Christophe Giovannetti, President of the UNF, is pleased to announce the signing of the Declaration of the Rights of Humanity by the Institut Pasteur de Lille.
By signing, this Friday, November 18, 2022, the Universal Declaration of Humankind Rights, the Institut Pasteur de Lille reaffirms its commitment to the protection of current and future generations, illustrated on a daily basis through its research and prevention activities in favor of longevity and infectious diseases.
Corinne Lepage, former Minister of the Environment and Jacques Richir, Deputy Mayor of Lille and Chairman of the Board of Directors of the Institut Pasteur de Lille signed on Friday November 18, 2022 the Universal Declaration of Humankind Rights (DuDH ) alongside Christophe Giovannetti, President of the UNF and Secretary General of the Friends of the DDHU and Didier Bonneau, General Deputy Director of the Institute.
With this commitment, the Institut Pasteur de Lille joins the signatories of this charter (local authorities, companies, universities, etc.), initiated in 2015 by Corinne Lepage at the request of the President of the Republic François Hollande for COP 21.
The DNA of the Institut Pasteur de Lille, created in 1895 by Louis Pasteur and Albert Calmette to enable the inhabitants of Lille to fight against a serious epidemic of diphtheria is in perfect coherence with the rights and duties of the DuDH, which “proclaims the right living species and Humanity to exist and live in a healthy environment” according to Corinne Lepage, founder of the text.

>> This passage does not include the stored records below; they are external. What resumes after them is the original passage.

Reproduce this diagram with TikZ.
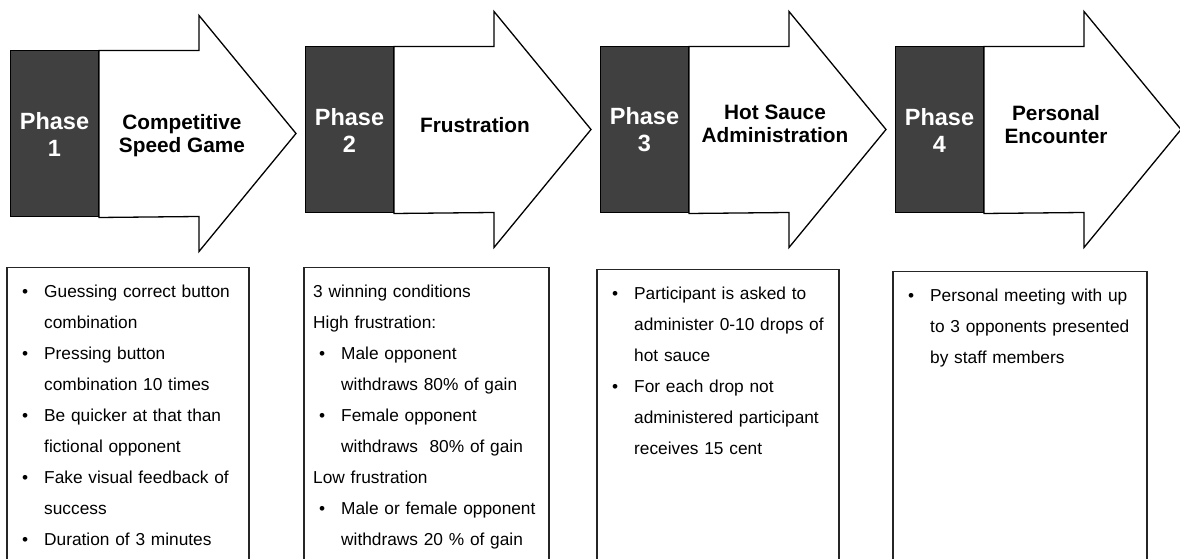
\documentclass[tikz,border=0pt]{standalone}
\usepackage{fontspec}
\setmainfont{Liberation Sans}
\usetikzlibrary{positioning}
\definecolor{phasegray}{HTML}{404040}
\newcommand{\bitem}{\makebox[28pt][l]{\hspace*{6pt}\textbullet}}
\newcommand{\bcont}{\hspace*{28pt}}

\begin{document}
\begin{tikzpicture}[x=1pt, y=1pt,
    phasebox/.style={rectangle, draw, fill=phasegray, text=white, minimum width=88pt, minimum height=166pt, inner sep=0pt, align=center, font=\fontsize{23.5}{27}\selectfont\bfseries, line width=1pt},
    phasetitle/.style={align=center, font=\fontsize{20.8}{23}\selectfont\bfseries},
    phasearrow/.style={draw, fill=white, line width=1.3pt, line join=miter},
    infotext/.style={anchor=north west, inner xsep=9pt, inner ysep=17pt, text width=236pt, align=left, font=\fontsize{17.3}{31}\selectfont},
    infoframe/.style={draw=black!85, line width=1.1pt}]
    \useasboundingbox (0,0) rectangle (1180,559);
    \clip (0,0) rectangle (1180,559);

    % phase boxes
    \node [phasebox] (ph1) at (54.5,425) {Phase\\1};
    \node [phasebox, right=206pt of ph1, yshift=4pt] (ph2) {Phase\\2};
    \node [phasebox, right=206pt of ph2] (ph3) {Phase\\3};
    \node [phasebox, right=206pt of ph3] (ph4) {Phase\\4};

    % arrows
    \draw [phasearrow] (ph1.north east) -- ++(100,0) -- ++(0,35) -- ++(97,-118) -- ++(-97,-118) -- ++(0,35) -- (ph1.south east) -- cycle;
    \draw [phasearrow] (ph2.north east) -- ++(100,0) -- ++(0,35) -- ++(97,-118) -- ++(-97,-118) -- ++(0,35) -- (ph2.south east) -- cycle;
    \draw [phasearrow] (ph3.north east) -- ++(100,0) -- ++(0,35) -- ++(97,-118) -- ++(-97,-118) -- ++(0,35) -- (ph3.south east) -- cycle;
    \draw [phasearrow] (ph4.north east) -- ++(100,0) -- ++(0,35) -- ++(97,-118) -- ++(-97,-118) -- ++(0,35) -- (ph4.south east) -- cycle;

    \node [phasetitle, xshift=83pt, yshift=-2pt] (t1) at (ph1.east) {Competitive\\Speed Game};
    \node [phasetitle, xshift=81pt, yshift=5pt] (t2) at (ph2.east) {Frustration};
    \node [phasetitle, xshift=86pt, yshift=6pt] (t3) at (ph3.east) {Hot Sauce\\Administration};
    \node [phasetitle, xshift=72pt, yshift=5pt] (t4) at (ph4.east) {Personal\\Encounter};

    % description boxes
    \node [infotext, below=50pt of ph1.south west, anchor=north west, xshift=-3pt] (info1) {%
        \bitem Guessing correct button\\
        \bcont combination\\
        \bitem Pressing button\\
        \bcont combination 10 times\\
        \bitem Be quicker at that than\\
        \bcont fictional opponent\\
        \bitem Fake visual feedback of\\
        \bcont success\\
        \bitem Duration of 3 minutes};
    \node [infotext, below=54pt of ph2.south west, anchor=north west, xshift=-1pt] (info2) {%
        3 winning conditions\\
        High frustration:\\
        \bitem Male opponent\\
        \bcont withdraws 80\% of gain\\
        \bitem Female opponent\\
        \bcont withdraws\ \ 80\% of gain\\
        Low frustration\\
        \bitem Male or female opponent\\
        \bcont withdraws 20 \% of gain};
    \node [infotext, below=56pt of ph3.south west, anchor=north west, xshift=-3pt] (info3) {%
        \bitem Participant is asked to\\
        \bcont administer 0-10 drops of\\
        \bcont hot sauce\\
        \bitem For each drop not\\
        \bcont administered participant\\
        \bcont receives 15 cent};
    \node [infotext, below=58pt of ph4.south west, anchor=north west, xshift=-2pt] (info4) {%
        \bitem Personal meeting with up\\
        \bcont to 3 opponents presented\\
        \bcont by staff members};

    \draw [infoframe] (info1.north west) rectangle ++(242,-330);
    \draw [infoframe] (info2.north west) rectangle ++(245,-330);
    \draw [infoframe] (info3.north west) rectangle ++(242,-330);
    \draw [infoframe] (info4.north west) rectangle ++(254,-330);
\end{tikzpicture}
\end{document}
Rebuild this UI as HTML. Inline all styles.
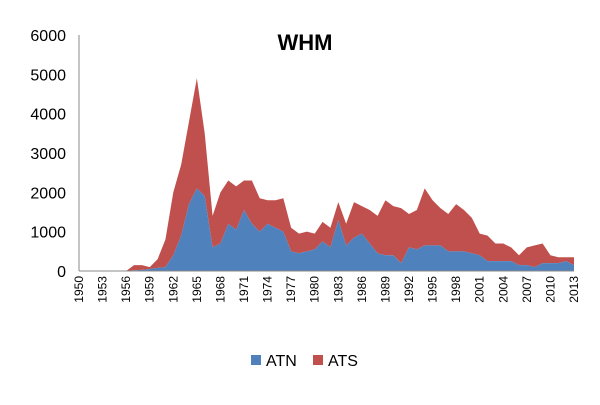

The Institut Pasteur de Lille has been committed for 120 years to health research and innovation to enable everyone to “Live better longer”. Today, 600 researchers and members of the scientific community contribute, through their discoveries and preventive actions, to the fight against Alzheimer’s disease, diabetes, cancers and cardiovascular diseases.
Among the rights, duties and principles enacted by this text, the Institut Pasteur de Lille retains in particular the “duty to direct scientific and technical progress towards the preservation of the health of the human species and of other species,” and the right “to peace and security in environmental, health, food, economic and political terms.
This commitment of current generations to the benefit of future generations is found in the very spirit of the Institut Pasteur de Lille: On the occasion of the signing of the Declaration, Jacques Richir notably recalled that Albert Calmette and Camille Guerin, co – Inventors in 1921 of BCG, a vaccine against tuberculosis, made the choice to offer it to the world, thus saving millions of children at a time when tuberculosis, called the white plague, was wreaking havoc.